> _Short problem_
List all lines of the data containing the word "chart".

> _Data records_
----

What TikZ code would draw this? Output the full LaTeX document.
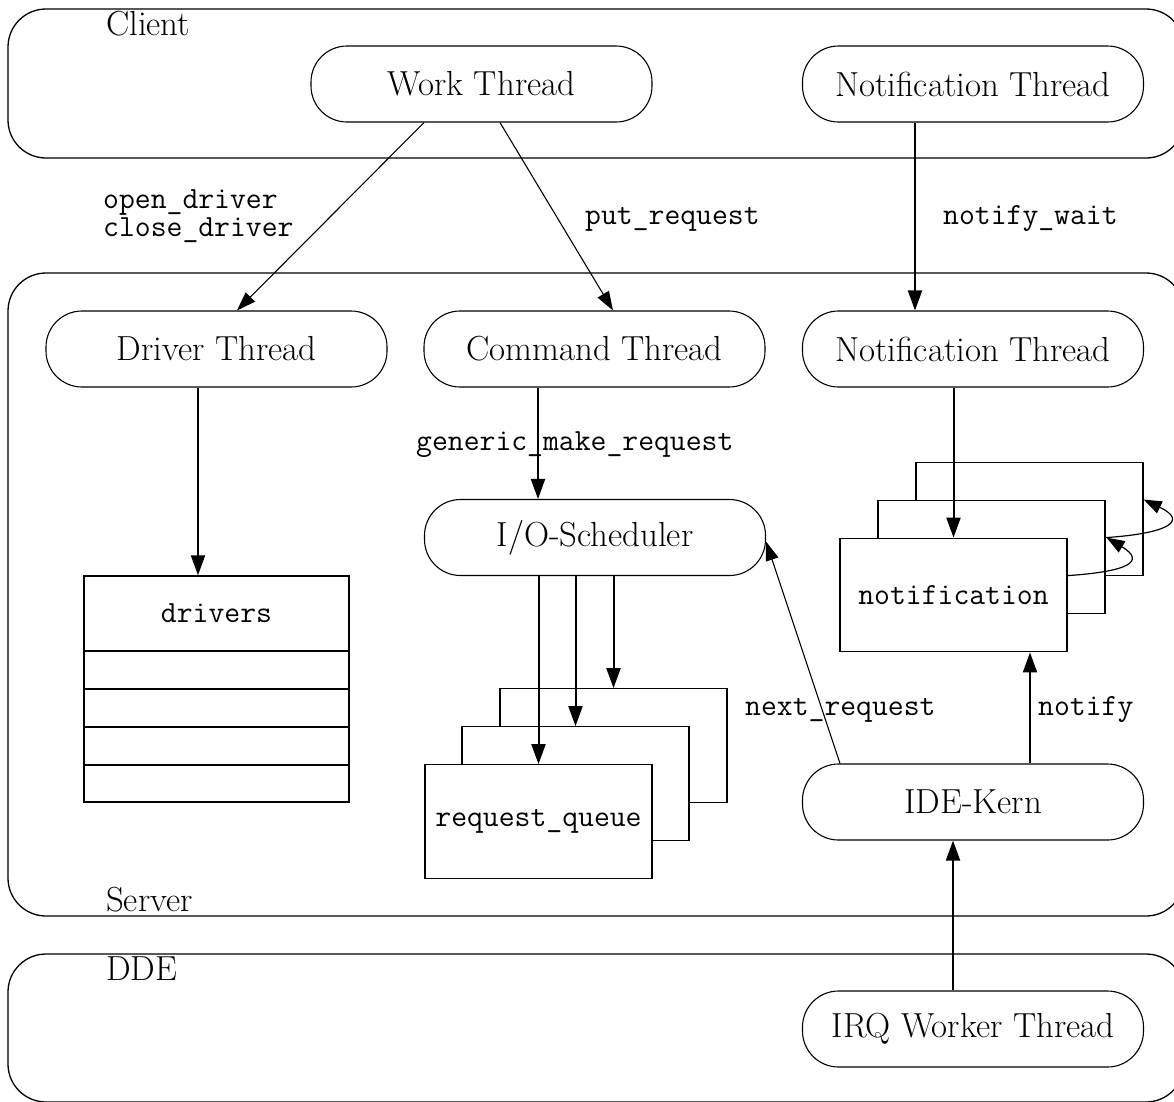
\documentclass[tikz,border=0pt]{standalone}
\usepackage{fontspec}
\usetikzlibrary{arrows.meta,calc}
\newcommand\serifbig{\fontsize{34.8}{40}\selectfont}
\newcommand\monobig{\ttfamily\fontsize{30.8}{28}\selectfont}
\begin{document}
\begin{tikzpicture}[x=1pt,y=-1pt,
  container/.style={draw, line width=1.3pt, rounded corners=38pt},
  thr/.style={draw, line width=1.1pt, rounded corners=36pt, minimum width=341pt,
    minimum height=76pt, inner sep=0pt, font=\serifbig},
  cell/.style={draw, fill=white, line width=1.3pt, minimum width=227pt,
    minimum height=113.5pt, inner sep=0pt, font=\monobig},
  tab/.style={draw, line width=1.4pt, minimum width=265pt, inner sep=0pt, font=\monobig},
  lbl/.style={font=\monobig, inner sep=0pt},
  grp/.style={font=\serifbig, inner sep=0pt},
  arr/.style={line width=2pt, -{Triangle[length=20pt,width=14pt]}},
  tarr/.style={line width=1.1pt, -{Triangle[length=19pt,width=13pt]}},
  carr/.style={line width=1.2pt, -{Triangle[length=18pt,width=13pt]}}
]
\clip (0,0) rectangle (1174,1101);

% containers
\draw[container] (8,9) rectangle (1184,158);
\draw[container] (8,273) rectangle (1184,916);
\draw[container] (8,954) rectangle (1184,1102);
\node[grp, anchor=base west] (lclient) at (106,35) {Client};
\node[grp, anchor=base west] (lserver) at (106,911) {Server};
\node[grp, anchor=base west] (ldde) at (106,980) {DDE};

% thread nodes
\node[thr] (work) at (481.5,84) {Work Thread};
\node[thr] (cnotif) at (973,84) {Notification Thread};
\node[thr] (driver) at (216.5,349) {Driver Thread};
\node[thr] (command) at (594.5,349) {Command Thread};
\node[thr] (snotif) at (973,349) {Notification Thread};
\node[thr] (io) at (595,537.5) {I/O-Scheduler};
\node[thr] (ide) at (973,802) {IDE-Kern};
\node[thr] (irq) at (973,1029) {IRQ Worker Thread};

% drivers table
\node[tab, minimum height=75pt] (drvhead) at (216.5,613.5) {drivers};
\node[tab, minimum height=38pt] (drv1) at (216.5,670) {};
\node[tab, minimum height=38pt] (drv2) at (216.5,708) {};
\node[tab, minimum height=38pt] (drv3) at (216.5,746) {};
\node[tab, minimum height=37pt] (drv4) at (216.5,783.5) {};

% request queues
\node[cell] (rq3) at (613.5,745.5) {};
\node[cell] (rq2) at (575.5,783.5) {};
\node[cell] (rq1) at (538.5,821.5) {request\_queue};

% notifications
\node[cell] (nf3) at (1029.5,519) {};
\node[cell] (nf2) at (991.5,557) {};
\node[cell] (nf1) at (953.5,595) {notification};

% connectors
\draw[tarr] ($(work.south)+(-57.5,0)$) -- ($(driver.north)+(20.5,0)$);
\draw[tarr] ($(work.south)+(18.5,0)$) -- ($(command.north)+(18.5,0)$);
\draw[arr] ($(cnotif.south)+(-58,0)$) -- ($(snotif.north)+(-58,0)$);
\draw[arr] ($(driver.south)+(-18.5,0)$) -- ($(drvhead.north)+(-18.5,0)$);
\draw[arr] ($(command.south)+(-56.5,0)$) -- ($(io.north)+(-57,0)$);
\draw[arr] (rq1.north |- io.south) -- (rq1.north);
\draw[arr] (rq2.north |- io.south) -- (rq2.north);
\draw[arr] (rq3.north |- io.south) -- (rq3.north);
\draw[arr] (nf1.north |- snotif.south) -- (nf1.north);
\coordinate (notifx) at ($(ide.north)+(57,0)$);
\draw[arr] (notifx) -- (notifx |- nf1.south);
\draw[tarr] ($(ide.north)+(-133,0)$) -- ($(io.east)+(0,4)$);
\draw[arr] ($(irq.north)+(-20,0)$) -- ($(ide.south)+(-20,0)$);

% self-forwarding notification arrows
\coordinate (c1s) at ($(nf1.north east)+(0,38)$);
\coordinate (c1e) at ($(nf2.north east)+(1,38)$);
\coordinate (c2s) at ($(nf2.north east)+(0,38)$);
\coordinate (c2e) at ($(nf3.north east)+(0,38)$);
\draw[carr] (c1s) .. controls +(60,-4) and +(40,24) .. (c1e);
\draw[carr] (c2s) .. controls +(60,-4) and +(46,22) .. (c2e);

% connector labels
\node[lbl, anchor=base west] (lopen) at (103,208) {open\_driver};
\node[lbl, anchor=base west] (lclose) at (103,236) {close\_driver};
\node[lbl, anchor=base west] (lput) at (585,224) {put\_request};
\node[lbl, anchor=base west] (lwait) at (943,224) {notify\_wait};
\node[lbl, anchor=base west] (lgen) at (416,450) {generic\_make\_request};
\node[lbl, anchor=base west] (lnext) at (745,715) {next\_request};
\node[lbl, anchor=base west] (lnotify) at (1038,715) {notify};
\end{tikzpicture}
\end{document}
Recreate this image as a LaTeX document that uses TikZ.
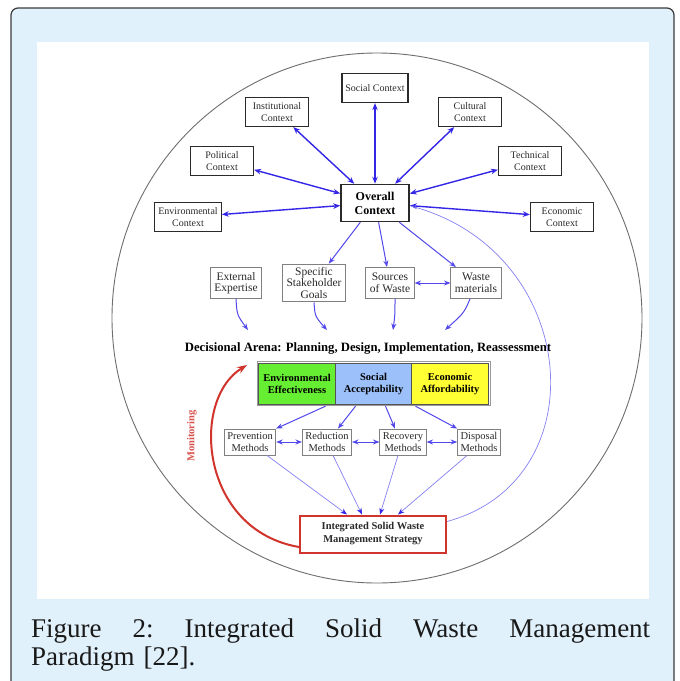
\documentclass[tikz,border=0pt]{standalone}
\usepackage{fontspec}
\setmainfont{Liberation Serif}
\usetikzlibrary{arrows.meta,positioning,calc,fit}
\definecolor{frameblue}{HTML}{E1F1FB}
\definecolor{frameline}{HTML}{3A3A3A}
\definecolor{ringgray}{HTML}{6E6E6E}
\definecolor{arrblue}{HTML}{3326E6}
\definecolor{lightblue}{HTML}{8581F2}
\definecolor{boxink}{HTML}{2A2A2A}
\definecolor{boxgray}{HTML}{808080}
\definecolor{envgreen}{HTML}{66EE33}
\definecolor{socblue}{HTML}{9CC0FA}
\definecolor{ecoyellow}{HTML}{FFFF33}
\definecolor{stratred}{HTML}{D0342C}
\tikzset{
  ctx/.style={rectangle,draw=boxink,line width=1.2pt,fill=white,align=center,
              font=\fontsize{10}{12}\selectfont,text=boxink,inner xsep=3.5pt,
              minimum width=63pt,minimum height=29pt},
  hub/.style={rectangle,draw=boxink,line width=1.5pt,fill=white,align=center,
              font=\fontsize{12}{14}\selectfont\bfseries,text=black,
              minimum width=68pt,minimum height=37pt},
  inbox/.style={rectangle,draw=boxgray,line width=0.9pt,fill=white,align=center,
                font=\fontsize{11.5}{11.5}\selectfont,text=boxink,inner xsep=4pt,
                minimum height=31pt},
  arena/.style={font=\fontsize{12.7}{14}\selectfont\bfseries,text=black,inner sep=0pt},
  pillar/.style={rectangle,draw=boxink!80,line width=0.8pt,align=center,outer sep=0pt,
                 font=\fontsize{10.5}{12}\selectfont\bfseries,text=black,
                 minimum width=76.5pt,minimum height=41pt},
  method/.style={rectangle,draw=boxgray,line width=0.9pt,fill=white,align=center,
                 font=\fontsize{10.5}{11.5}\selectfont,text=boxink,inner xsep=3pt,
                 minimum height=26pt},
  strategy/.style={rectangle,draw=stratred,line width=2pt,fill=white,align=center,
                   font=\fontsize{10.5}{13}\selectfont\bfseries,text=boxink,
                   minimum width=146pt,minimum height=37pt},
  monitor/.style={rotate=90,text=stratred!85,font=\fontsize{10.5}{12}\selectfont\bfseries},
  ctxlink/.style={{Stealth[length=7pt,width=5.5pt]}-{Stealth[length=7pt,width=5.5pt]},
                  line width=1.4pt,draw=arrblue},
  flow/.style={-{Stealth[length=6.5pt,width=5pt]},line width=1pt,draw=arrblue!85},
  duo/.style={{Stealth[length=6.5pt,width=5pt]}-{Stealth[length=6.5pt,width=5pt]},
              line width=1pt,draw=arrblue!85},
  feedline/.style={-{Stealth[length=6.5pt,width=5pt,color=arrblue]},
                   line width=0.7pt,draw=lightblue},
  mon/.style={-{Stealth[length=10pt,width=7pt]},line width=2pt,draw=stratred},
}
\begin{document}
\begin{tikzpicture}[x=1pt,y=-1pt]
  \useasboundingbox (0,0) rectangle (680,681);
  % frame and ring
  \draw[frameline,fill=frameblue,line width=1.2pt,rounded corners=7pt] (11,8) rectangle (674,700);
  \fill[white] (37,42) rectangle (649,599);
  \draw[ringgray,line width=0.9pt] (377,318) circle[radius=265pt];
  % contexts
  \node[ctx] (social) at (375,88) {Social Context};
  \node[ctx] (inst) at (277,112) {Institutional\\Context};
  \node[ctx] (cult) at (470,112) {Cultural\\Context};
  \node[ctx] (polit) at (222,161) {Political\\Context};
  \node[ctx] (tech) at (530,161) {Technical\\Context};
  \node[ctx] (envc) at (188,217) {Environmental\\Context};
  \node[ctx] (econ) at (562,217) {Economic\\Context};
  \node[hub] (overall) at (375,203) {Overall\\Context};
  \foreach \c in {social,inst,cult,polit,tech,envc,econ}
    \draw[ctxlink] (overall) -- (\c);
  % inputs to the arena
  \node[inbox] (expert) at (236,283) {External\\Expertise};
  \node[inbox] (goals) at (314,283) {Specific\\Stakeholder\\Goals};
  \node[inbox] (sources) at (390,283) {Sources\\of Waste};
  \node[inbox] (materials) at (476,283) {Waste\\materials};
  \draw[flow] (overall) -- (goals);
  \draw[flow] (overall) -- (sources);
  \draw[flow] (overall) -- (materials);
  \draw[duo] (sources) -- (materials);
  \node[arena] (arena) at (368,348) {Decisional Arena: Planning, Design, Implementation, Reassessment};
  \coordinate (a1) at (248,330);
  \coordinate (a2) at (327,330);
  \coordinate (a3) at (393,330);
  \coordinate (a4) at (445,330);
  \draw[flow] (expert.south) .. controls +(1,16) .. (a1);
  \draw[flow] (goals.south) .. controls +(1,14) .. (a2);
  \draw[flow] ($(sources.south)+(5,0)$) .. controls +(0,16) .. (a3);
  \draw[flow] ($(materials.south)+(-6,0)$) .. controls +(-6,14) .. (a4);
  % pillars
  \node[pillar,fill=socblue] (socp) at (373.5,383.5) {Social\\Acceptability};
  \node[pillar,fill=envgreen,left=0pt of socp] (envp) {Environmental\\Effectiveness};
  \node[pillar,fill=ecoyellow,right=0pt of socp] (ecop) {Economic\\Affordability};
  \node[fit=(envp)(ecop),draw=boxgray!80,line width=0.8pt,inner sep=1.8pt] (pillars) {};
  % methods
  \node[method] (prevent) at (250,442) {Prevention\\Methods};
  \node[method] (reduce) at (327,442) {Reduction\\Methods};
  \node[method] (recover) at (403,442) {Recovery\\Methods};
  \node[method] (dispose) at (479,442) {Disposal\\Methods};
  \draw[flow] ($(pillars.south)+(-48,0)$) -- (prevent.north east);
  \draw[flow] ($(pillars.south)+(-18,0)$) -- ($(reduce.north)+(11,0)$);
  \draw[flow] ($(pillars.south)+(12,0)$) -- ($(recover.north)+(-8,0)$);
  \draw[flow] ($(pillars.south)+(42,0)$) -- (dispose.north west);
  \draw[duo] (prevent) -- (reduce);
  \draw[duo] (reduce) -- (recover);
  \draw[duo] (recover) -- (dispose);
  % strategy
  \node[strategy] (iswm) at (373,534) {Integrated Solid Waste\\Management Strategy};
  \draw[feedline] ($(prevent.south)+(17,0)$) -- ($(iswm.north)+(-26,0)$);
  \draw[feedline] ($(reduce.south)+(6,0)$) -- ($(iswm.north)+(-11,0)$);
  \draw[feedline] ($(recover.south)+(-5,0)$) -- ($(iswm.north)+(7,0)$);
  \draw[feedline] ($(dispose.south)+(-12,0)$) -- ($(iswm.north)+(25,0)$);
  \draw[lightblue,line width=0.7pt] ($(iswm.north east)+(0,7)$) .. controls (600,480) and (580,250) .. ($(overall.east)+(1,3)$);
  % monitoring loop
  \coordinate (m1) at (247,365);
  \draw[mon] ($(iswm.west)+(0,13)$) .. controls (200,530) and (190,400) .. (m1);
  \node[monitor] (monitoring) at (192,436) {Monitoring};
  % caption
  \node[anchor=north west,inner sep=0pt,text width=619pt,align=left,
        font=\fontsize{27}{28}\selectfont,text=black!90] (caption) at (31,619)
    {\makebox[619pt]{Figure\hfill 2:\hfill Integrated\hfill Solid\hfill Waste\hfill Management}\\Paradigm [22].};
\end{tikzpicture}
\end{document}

----

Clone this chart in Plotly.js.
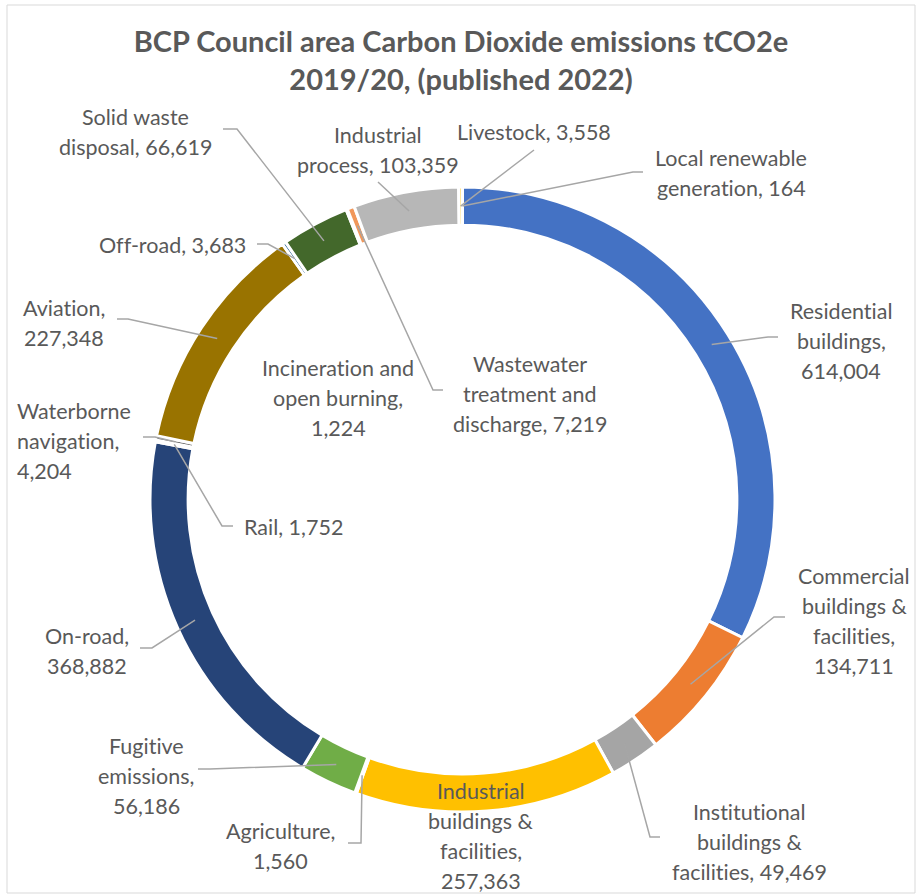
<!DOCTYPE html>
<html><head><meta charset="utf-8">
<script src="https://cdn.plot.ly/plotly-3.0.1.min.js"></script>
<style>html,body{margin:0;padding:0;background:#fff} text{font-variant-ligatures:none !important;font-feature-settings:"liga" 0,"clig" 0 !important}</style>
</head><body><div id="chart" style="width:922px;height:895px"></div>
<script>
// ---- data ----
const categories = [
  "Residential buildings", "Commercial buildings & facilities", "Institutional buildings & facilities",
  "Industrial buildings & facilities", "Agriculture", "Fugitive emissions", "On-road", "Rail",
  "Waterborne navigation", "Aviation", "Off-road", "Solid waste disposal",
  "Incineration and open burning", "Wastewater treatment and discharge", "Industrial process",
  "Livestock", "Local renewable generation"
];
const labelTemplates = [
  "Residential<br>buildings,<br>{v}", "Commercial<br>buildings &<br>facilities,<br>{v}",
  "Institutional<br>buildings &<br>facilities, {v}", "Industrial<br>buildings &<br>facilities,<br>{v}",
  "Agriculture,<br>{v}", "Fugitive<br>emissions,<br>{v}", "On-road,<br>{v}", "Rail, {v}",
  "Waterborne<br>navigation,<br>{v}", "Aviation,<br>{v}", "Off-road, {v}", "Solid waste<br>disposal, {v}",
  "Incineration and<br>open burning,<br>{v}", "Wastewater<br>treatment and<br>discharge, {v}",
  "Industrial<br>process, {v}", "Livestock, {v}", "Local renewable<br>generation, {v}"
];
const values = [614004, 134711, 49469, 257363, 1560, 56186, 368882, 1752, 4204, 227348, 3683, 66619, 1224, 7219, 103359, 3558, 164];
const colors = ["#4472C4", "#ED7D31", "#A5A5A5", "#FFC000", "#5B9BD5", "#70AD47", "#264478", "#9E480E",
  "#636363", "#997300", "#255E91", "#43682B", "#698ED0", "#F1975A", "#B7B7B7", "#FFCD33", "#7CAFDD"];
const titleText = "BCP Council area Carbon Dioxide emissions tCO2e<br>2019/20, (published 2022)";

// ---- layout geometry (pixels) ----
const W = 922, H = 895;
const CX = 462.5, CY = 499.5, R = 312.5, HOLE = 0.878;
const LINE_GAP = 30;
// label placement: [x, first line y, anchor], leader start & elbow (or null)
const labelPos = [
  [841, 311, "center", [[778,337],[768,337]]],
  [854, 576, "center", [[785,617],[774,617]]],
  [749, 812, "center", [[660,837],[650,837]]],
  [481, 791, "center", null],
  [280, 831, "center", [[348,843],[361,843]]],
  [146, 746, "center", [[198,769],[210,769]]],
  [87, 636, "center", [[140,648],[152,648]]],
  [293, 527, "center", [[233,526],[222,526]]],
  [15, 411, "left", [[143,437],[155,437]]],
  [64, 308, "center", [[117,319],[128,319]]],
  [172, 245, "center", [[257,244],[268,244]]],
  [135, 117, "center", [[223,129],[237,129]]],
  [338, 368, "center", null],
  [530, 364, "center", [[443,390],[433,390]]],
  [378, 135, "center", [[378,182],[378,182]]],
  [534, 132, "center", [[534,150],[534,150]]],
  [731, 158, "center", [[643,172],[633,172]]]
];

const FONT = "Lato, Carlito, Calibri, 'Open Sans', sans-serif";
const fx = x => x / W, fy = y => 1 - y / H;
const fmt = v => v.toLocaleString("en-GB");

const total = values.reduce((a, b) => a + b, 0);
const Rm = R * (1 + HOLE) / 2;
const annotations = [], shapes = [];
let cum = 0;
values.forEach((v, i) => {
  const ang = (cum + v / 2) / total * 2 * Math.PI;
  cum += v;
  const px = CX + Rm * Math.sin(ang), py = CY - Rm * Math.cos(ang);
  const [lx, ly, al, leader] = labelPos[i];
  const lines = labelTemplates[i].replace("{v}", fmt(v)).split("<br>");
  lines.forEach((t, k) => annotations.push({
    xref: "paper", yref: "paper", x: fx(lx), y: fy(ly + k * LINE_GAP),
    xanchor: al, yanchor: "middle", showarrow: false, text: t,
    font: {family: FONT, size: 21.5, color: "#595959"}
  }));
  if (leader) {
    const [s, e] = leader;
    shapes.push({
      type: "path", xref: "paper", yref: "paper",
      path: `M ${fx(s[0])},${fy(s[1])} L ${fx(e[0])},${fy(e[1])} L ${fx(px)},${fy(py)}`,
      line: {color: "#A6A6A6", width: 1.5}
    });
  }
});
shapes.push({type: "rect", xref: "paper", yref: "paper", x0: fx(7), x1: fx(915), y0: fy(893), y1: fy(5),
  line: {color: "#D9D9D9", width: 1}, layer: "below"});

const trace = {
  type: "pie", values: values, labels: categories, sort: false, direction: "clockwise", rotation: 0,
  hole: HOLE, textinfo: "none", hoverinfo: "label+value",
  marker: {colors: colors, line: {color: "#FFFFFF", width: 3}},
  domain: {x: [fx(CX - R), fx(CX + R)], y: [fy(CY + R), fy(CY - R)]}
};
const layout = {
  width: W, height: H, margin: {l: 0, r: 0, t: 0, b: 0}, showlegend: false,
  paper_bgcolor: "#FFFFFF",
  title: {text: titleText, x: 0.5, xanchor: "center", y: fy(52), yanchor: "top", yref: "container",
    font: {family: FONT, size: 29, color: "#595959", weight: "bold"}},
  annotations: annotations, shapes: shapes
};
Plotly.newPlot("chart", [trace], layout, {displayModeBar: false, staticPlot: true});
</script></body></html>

----

> _Written answer_
Clone this chart in Plotly.js.
</head><body><div id="chart" style="width:922px;height:895px"></div>
Plotly.newPlot("chart", [trace], layout, {displayModeBar: false, staticPlot: true});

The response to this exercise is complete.